Set exercise:
Repeat the material exactly from its first line to the line that includes "from matplotlib.ticker import". Skip pictures.

Data lines:
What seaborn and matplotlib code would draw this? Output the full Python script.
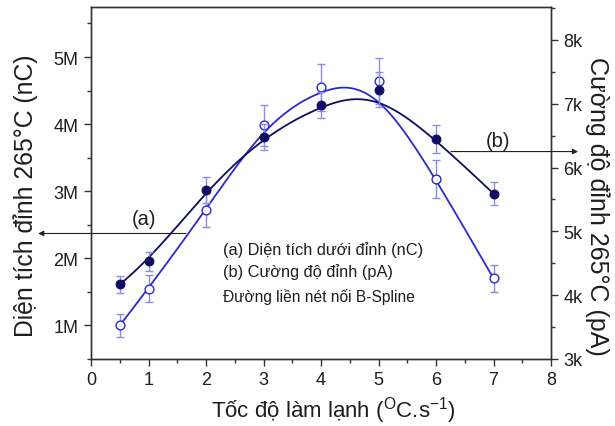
import numpy as np
import pandas as pd
import matplotlib
matplotlib.use("Agg")
import matplotlib.pyplot as plt
import seaborn as sns
from matplotlib.ticker import FuncFormatter, MultipleLocator

# ---- data ----
rate = [0.5, 1, 2, 3, 4, 5, 6, 7]
area_nC = [1.00e6, 1.55e6, 2.72e6, 3.98e6, 4.55e6, 4.64e6, 3.18e6, 1.70e6]
area_err = [0.17e6, 0.20e6, 0.26e6, 0.30e6, 0.35e6, 0.34e6, 0.28e6, 0.20e6]
peak_pA = [4170, 4530, 5650, 6480, 6980, 7220, 6440, 5590]
peak_err = [130, 150, 200, 200, 210, 270, 220, 180]
xticks = [0, 1, 2, 3, 4, 5, 6, 7, 8]
left_ticks = [1e6, 2e6, 3e6, 4e6, 5e6]
right_ticks = [3000, 4000, 5000, 6000, 7000, 8000]
legend_lines = ["(a) Diện tích dưới đỉnh (nC)", "(b) Cường độ đỉnh (pA)",
                "Đường liền nét nối B-Spline"]

sns.set_style("ticks")
plt.rcParams['font.family'] = ['Liberation Sans', 'DejaVu Sans']
plt.rcParams['mathtext.fontset'] = 'custom'
plt.rcParams['mathtext.rm'] = 'Liberation Sans'
plt.rcParams['mathtext.it'] = 'Liberation Sans'


def bspline(xs, ys, n=400, k=3):
    P = np.column_stack([xs, ys]).astype(float)
    m = len(P)
    knots = np.concatenate([np.zeros(k), np.linspace(0, 1, m - k + 1), np.ones(k)])
    t = np.linspace(0, 1, n)
    t[-1] -= 1e-10
    N = np.zeros((n, len(knots) - 1))
    for i in range(len(knots) - 1):
        N[:, i] = (t >= knots[i]) & (t < knots[i + 1])
    for d in range(1, k + 1):
        Nn = np.zeros((n, len(knots) - 1 - d))
        for i in range(len(knots) - 1 - d):
            a = knots[i + d] - knots[i]
            b = knots[i + d + 1] - knots[i + 1]
            term = np.zeros(n)
            if a > 0:
                term += (t - knots[i]) / a * N[:, i]
            if b > 0:
                term += (knots[i + d + 1] - t) / b * N[:, i + 1]
            Nn[:, i] = term
        N = Nn
    C = N @ P
    return C[:, 0], C[:, 1]


c_open = "#2a2ad0"
c_open_err = "#8c8ce6"
c_dark = "#0e0e62"
c_text = "#1e1e1e"

fig = plt.figure(figsize=(6.15, 4.27), dpi=100)
ax = fig.add_axes([0.148, 0.157, 0.748, 0.825])
ax2 = ax.twinx()

df_a = pd.DataFrame({"rate": rate, "val": area_nC})
df_b = pd.DataFrame({"rate": rate, "val": peak_pA})

# series (a) - open markers, left axis
cx, cy = bspline(rate, area_nC)
sns.lineplot(x=cx, y=cy, ax=ax, sort=False, estimator=None, color=c_open, lw=1.3)
ax.errorbar(rate, area_nC, yerr=area_err, fmt='none', ecolor=c_open_err,
            elinewidth=1.0, capsize=2.8, capthick=1.0)
sns.scatterplot(data=df_a, x="rate", y="val", ax=ax, s=40, marker='o',
                facecolor='white', edgecolor=c_open, linewidth=1.0, zorder=5)

# series (b) - filled markers, right axis
bx, by = bspline(rate, peak_pA)
sns.lineplot(x=bx, y=by, ax=ax2, sort=False, estimator=None, color=c_dark, lw=1.3)
ax2.errorbar(rate, peak_pA, yerr=peak_err, fmt='none', ecolor=c_open_err,
             elinewidth=1.0, capsize=2.8, capthick=1.0)
sns.scatterplot(data=df_b, x="rate", y="val", ax=ax2, s=40, marker='o',
                color=c_dark, edgecolor=c_dark, linewidth=0.8, zorder=5)

ax.set_xlim(0, 8)
ax.set_ylim(0.5e6, 5.75e6)
ax2.set_ylim(3000, 8520)

ax.set_xticks(xticks)
ax.xaxis.set_minor_locator(MultipleLocator(0.5))
ax.set_yticks(left_ticks)
ax.yaxis.set_minor_locator(MultipleLocator(0.5e6))
ax2.set_yticks(right_ticks)
ax2.yaxis.set_minor_locator(MultipleLocator(500))
ax.yaxis.set_major_formatter(FuncFormatter(lambda v, p: f"{v/1e6:g}M"))
ax2.yaxis.set_major_formatter(FuncFormatter(lambda v, p: f"{v/1e3:g}k"))

for a in (ax, ax2):
    for s in a.spines.values():
        s.set_color("#333333")
        s.set_linewidth(1.0)
    a.tick_params(which='major', length=5, width=1.0, color="#333333",
                  labelsize=13, labelcolor=c_text, pad=4)
    a.tick_params(which='minor', length=3, width=1.0, color="#333333")

ax.set_xlabel(r"Tốc độ làm lạnh ($^{\mathrm{O}}$C.s$^{-1}$)", fontsize=16, color=c_text)
ax.xaxis.set_label_coords(0.526, -0.145)
ax.xaxis.label.set(va='center', ha='center')

ax.set_ylabel("Diện tích đỉnh 265°C (nC)", fontsize=17.8, color=c_text)
ax.yaxis.set_label_coords(-0.143, 0.466)
ax.yaxis.label.set(va='center', ha='center', rotation_mode='default')

ax2.set_ylabel("Cường độ đỉnh 265°C (pA)", fontsize=18, color=c_text, rotation=270)
ax2.yaxis.set_label_coords(1.1, 0.435)
ax2.yaxis.label.set(va='center', ha='center', rotation_mode='default')

# annotation arrows
ax.annotate("", xy=(-0.92, 2.37e6), xytext=(1.65, 2.37e6),
            arrowprops=dict(arrowstyle='-|>', color='#222222', lw=0.8,
                            mutation_scale=8, shrinkA=0, shrinkB=0),
            annotation_clip=False)
ax.text(0.92, 2.6e6, "(a)", fontsize=14.5, color=c_text, ha='center', va='center')
ax2.annotate("", xy=(8.47, 6250), xytext=(6.26, 6250),
             arrowprops=dict(arrowstyle='-|>', color='#222222', lw=0.8,
                             mutation_scale=8, shrinkA=0, shrinkB=0),
             annotation_clip=False)
ax2.text(7.08, 6420, "(b)", fontsize=14.5, color=c_text, ha='center', va='center')

ys = [0.3125, 0.25, 0.179]
sizes = [11.8, 11.8, 11.2]
for txt, yy, fs in zip(legend_lines, ys, sizes):
    ax.text(0.287, yy, txt, transform=ax.transAxes, fontsize=fs,
            color=c_text, ha='left', va='center')

fig.savefig("out.png", dpi=100)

Written response:
What seaborn and matplotlib code would draw this? Output the full Python script.
import numpy as np
import pandas as pd
import matplotlib
matplotlib.use("Agg")
import matplotlib.pyplot as plt
import seaborn as sns
from matplotlib.ticker import FuncFormatter, MultipleLocator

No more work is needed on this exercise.